Netanyahu is indeed a problematic factor in Israel’s relations with Jordan.

In 1997, during his first term of office, he authorized what turned out to be a botched Mossad operation to assassinate Khaled Mashaal, a Hamas leader, in Amman. King Hussein threatened to sever ties with Israel unless it provided an antidote to save Mashaal’s life and released Sheikh Ahmed Yassin, Hamas’ spiritual leader, from prison.

Netanyahu complied with these demands with alacrity.
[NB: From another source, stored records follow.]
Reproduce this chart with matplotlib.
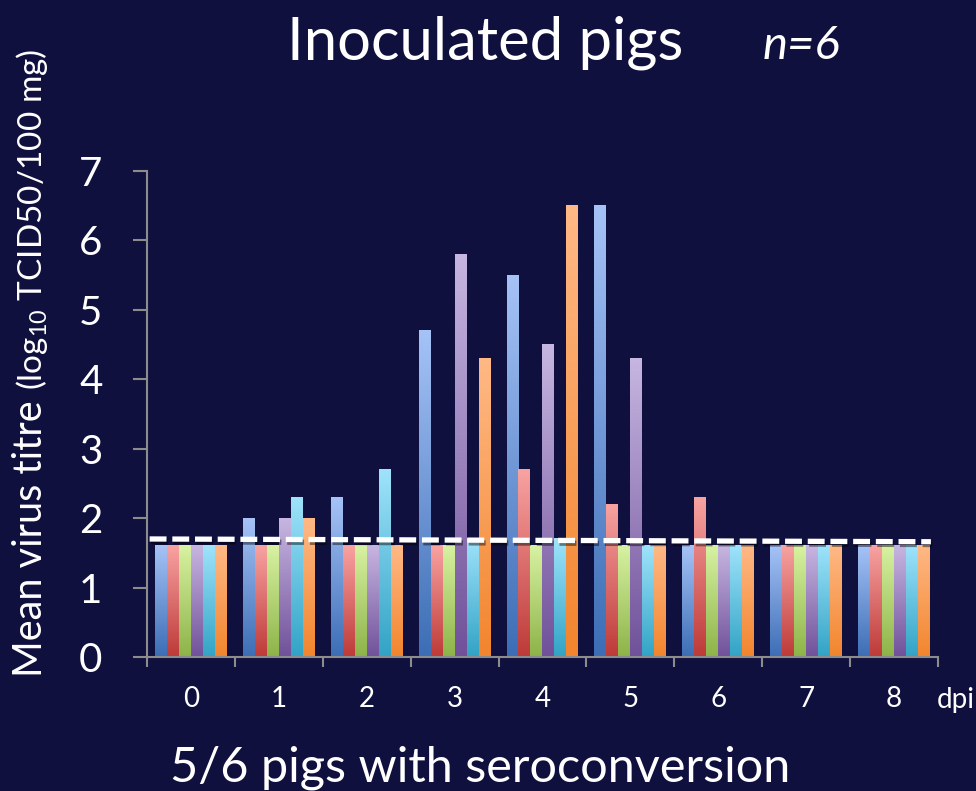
import matplotlib
matplotlib.use("Agg")
import matplotlib.pyplot as plt
import matplotlib.patheffects as pe
import numpy as np
from matplotlib.colors import to_rgb

# titre per pig (log10 TCID50/100 mg) by day post inoculation
days = ["0", "1", "2", "3", "4", "5", "6", "7", "8"]
pig_1 = [1.6, 2.0, 2.3, 4.7, 5.5, 6.5, 1.6, 1.6, 1.6]
pig_2 = [1.6, 1.6, 1.6, 1.6, 2.7, 2.2, 2.3, 1.6, 1.6]
pig_3 = [1.6, 1.6, 1.6, 1.6, 1.6, 1.6, 1.6, 1.6, 1.6]
pig_4 = [1.6, 2.0, 1.6, 5.8, 4.5, 4.3, 1.6, 1.6, 1.6]
pig_5 = [1.6, 2.3, 2.7, 1.7, 1.7, 1.6, 1.6, 1.6, 1.6]
pig_6 = [1.6, 2.0, 1.6, 4.3, 6.5, 1.6, 1.6, 1.6, 1.6]
detection_limit = [1.70, 1.66]

# (top, bottom) gradient colours for each pig
pig_colors = [
    ("#a6c3f7", "#3c6db5"),
    ("#f8a3a2", "#bd3a38"),
    ("#d8f2a2", "#8db348"),
    ("#c7b6e1", "#70519a"),
    ("#9fe3fb", "#32a3c5"),
    ("#ffb986", "#f2852d"),
]

BG = "#10103f"
AXIS = "#8c8c8c"

plt.rcParams["font.family"] = ["Lato", "DejaVu Sans"]
plt.rcParams["mathtext.fontset"] = "custom"
plt.rcParams["mathtext.rm"] = "Lato"

fig = plt.figure(figsize=(9.76, 7.91), dpi=100, facecolor=BG)
ax = fig.add_axes([0.1506, 0.1694, 0.8104, 0.6144], facecolor=BG)

pigs = [pig_1, pig_2, pig_3, pig_4, pig_5, pig_6]
x = np.arange(len(days))
group = 0.818
width = group / len(pigs)


def gradient(top, bottom, n=256):
    t = np.linspace(0, 1, n)[:, None]
    c0 = np.array(to_rgb(top))
    c1 = np.array(to_rgb(bottom))
    return (c0 * (1 - t) + c1 * t)[:, None, :]


for j, (vals, (top, bottom)) in enumerate(zip(pigs, pig_colors)):
    offs = x - group / 2 + j * width
    bars = ax.bar(offs, vals, width=width, align="edge", color="none", linewidth=0)
    grad = gradient(top, bottom)
    for b in bars:
        ax.imshow(grad, extent=[b.get_x(), b.get_x() + b.get_width(), 0, b.get_height()],
                  aspect="auto", interpolation="bilinear", origin="upper", zorder=2)

ax.plot([-0.47, 8.42], detection_limit, color="white", lw=3.8, dashes=(3.2, 1.1),
        solid_capstyle="butt", dash_capstyle="butt", zorder=4,
        path_effects=[pe.SimpleLineShadow(offset=(1, -2), shadow_color="black", alpha=0.45),
                      pe.Normal()])

ax.set_xlim(-0.5, len(days) - 0.5)
ax.set_ylim(0, 7)

for side in ("top", "right"):
    ax.spines[side].set_visible(False)
for side in ("left", "bottom"):
    ax.spines[side].set_color(AXIS)
    ax.spines[side].set_linewidth(1.5)

ax.set_yticks(range(8))
ax.tick_params(axis="y", colors=AXIS, length=10, width=1.5, pad=22,
               labelcolor="white", labelsize=29)
ax.set_xticks(x)
ax.set_xticklabels(days)
ax.set_xticks(np.arange(len(days) + 1) - 0.5, minor=True)
ax.tick_params(axis="x", which="major", length=0, pad=21, labelcolor="white", labelsize=20)
ax.tick_params(axis="x", which="minor", colors=AXIS, length=7.5, width=1.5)

fig.text(0.497, 0.925, "Inoculated pigs", color="white", fontsize=43, ha="center", va="baseline")
fig.text(0.821, 0.925, "n=6", color="white", fontsize=34, style="italic", ha="center", va="baseline")
fig.text(0.960, 0.105, "dpi", color="white", fontsize=20, ha="left", va="baseline")
fig.text(0.492, 0.012, "5/6 pigs with seroconversion", color="white", fontsize=35,
         ha="center", va="baseline")

# y label in two sizes: main words larger, units smaller
main = fig.text(0.043, 0.144, "Mean virus titre ", color="white", fontsize=28.5, rotation=90,
                rotation_mode="anchor", ha="left", va="baseline")
fig.canvas.draw()
bb = main.get_window_extent().transformed(fig.transFigure.inverted())
fig.text(0.043, bb.y1, r"(log$\mathregular{_{10}}$ TCID50/100 mg)", color="white", fontsize=24,
         rotation=90, rotation_mode="anchor", ha="left", va="baseline")

fig.savefig("out.png", dpi=100, facecolor=BG)
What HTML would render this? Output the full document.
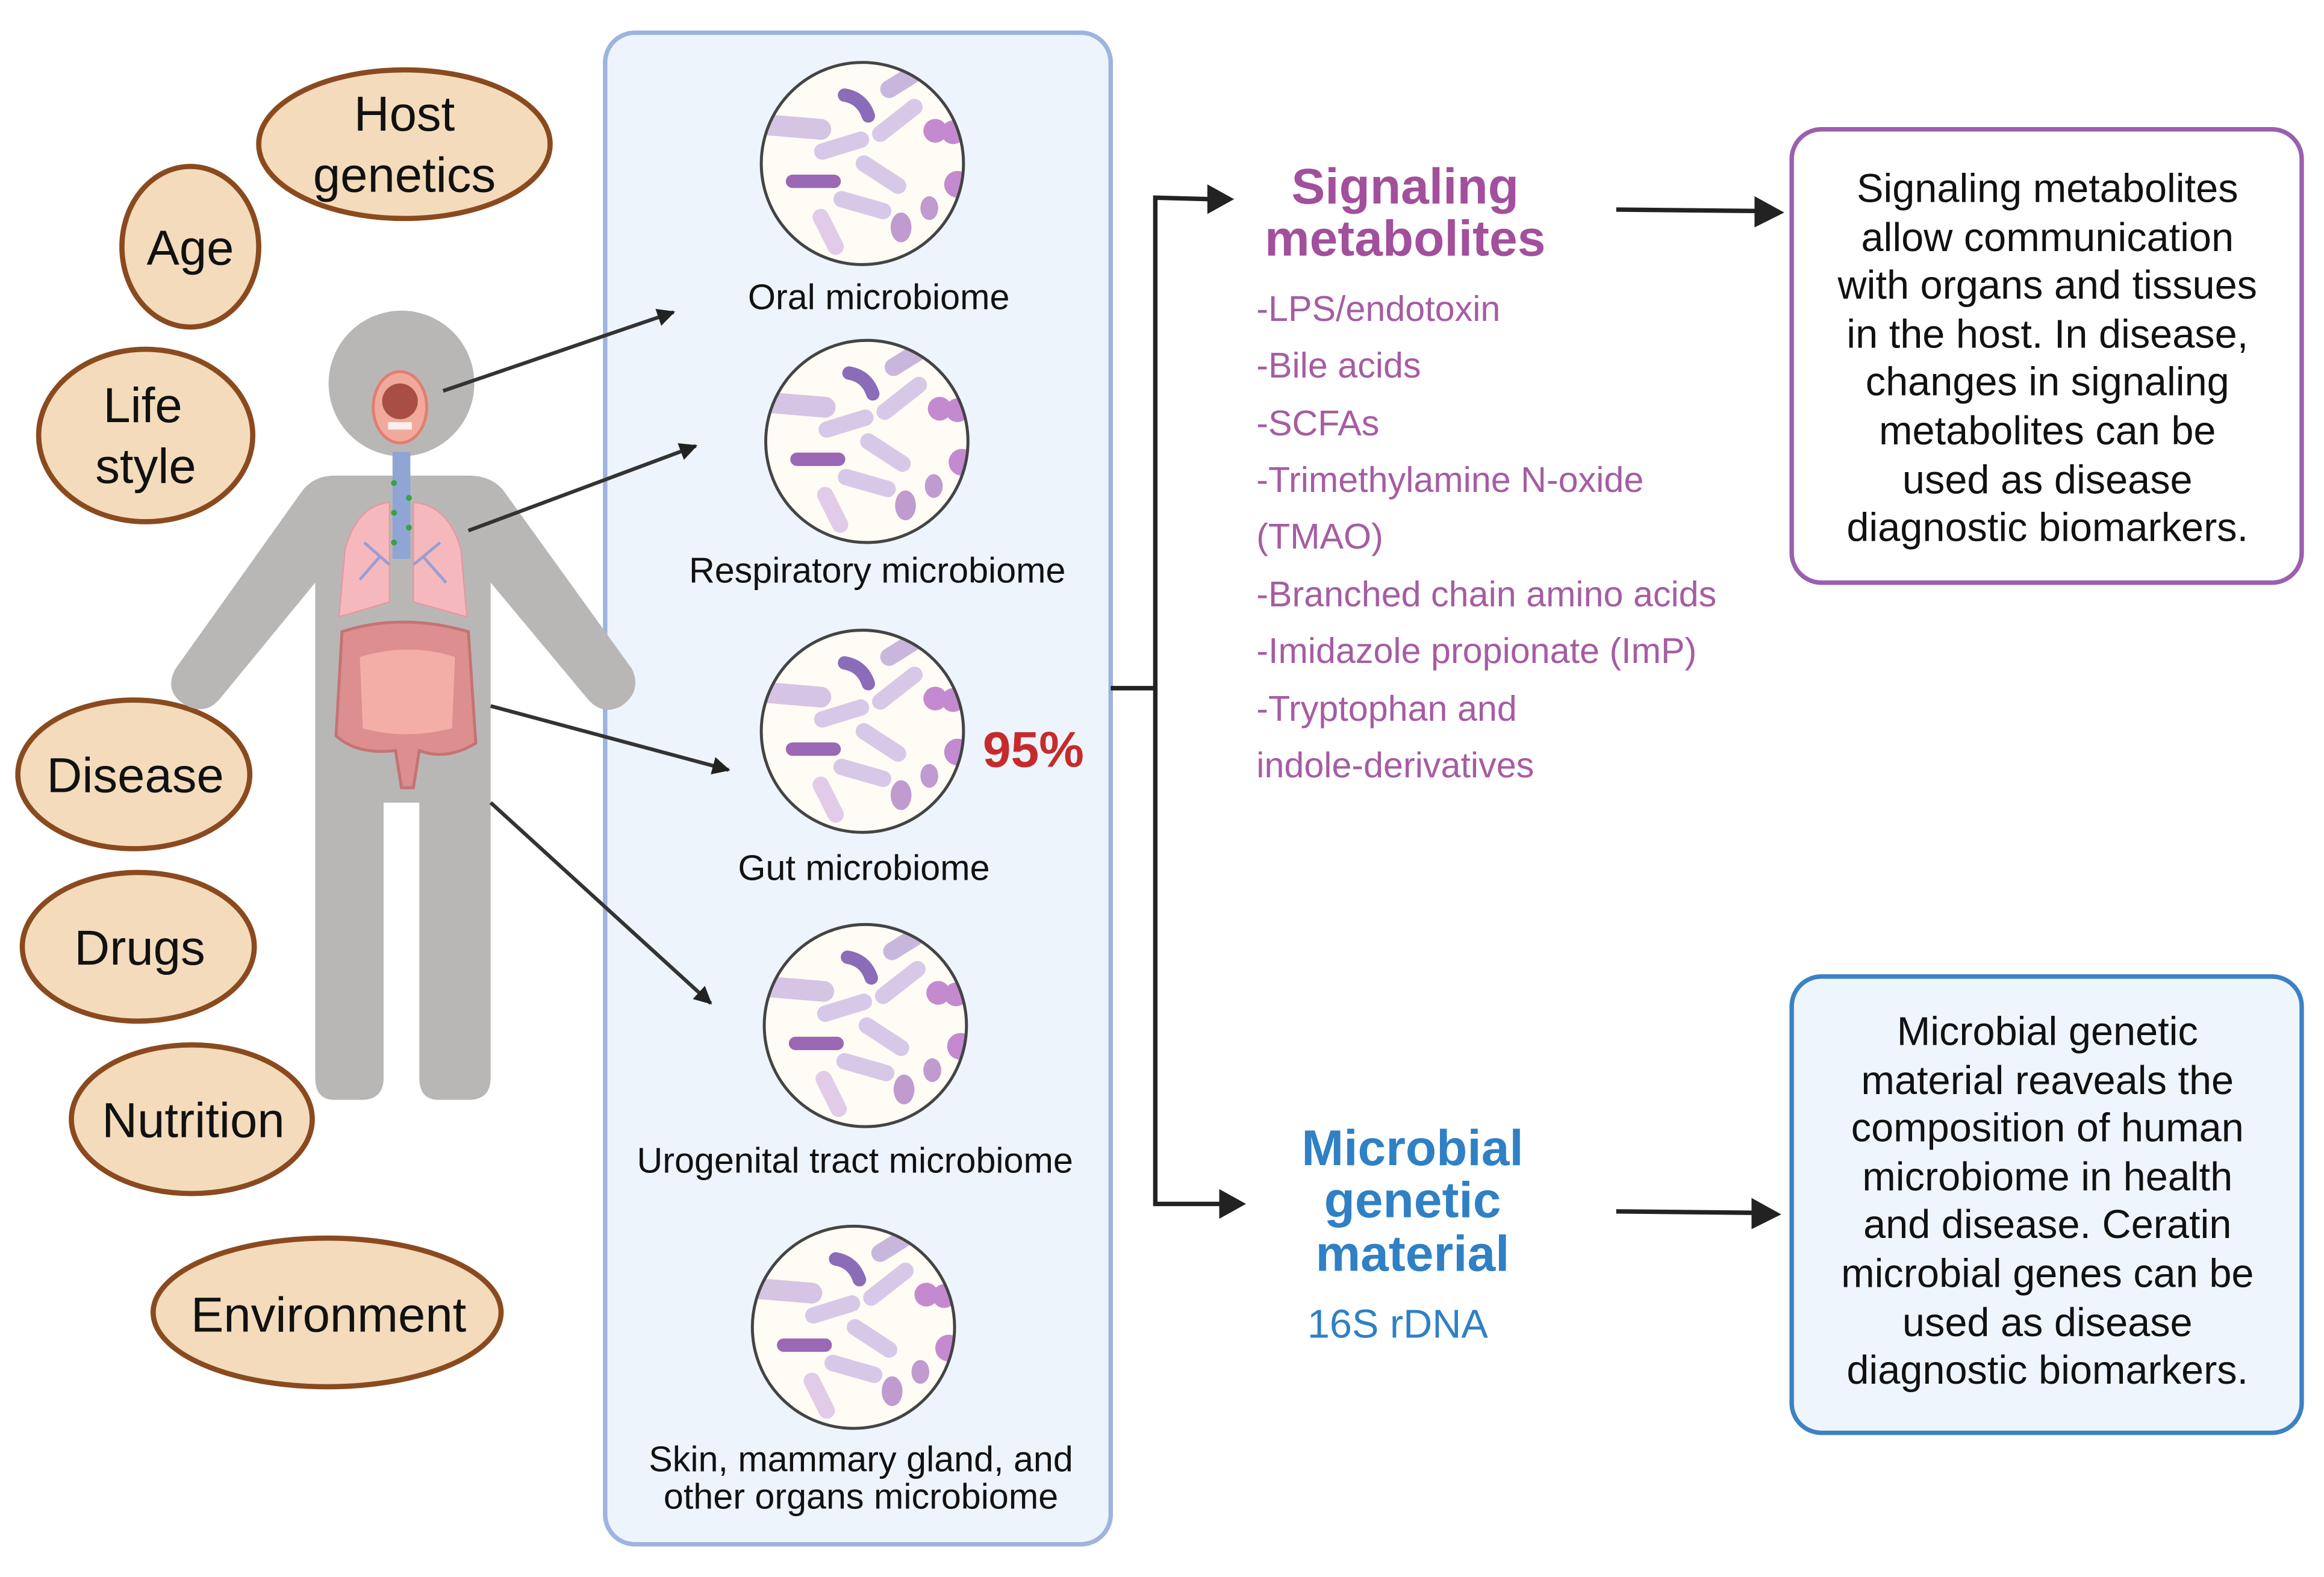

Netanyahu’s rejection of a two-state solution and his expansion of settlements in the West Bank has inspired anger in Jordan as well. As a result, popular support for Jordan’s peace treaty with Israel is at a low ebb, particularly among Jordanians of Palestinian descent, who comprise two-thirds of its population.

Gabi Ashkenazi

Despite these problems, Jordan has had no alternative but to work with Netanyahu. But as Ashkenazi learned in his three meetings with Safadi since late last year, the Jordanian government is heavily invested in promoting Palestinian statehood and is vehemently opposed to Israeli settlement construction in the West Bank.

After meeting Ashkenazi, Safadi said, “I emphasized that there is no alternative to the two-state solution, which embodies a sovereign Palestinian state with occupied Jerusalem as its capital along (the pre-1967) lines that can exist in peace and security alongside Israel in accordance with international law, as a way to achieve comprehensive peace.”

Ayman Safadi

Ashkenazi, in his public comments, avoided the Palestinian issue altogether. “We discussed promoting commercial, economic and civic cooperation between our two countries as well as with the Palestinians,” he tweeted. “Our talks focused on trade, water, tourism and consular issues. We also spoke about regional developments (and) the common challenge of the coronavirus …”

These are important issues to both sides, but at the end of the day Israel cannot expect to enjoy neighborly relations with Jordan unless the Palestinian question is satisfactorily resolved within the framework of a two-state solution.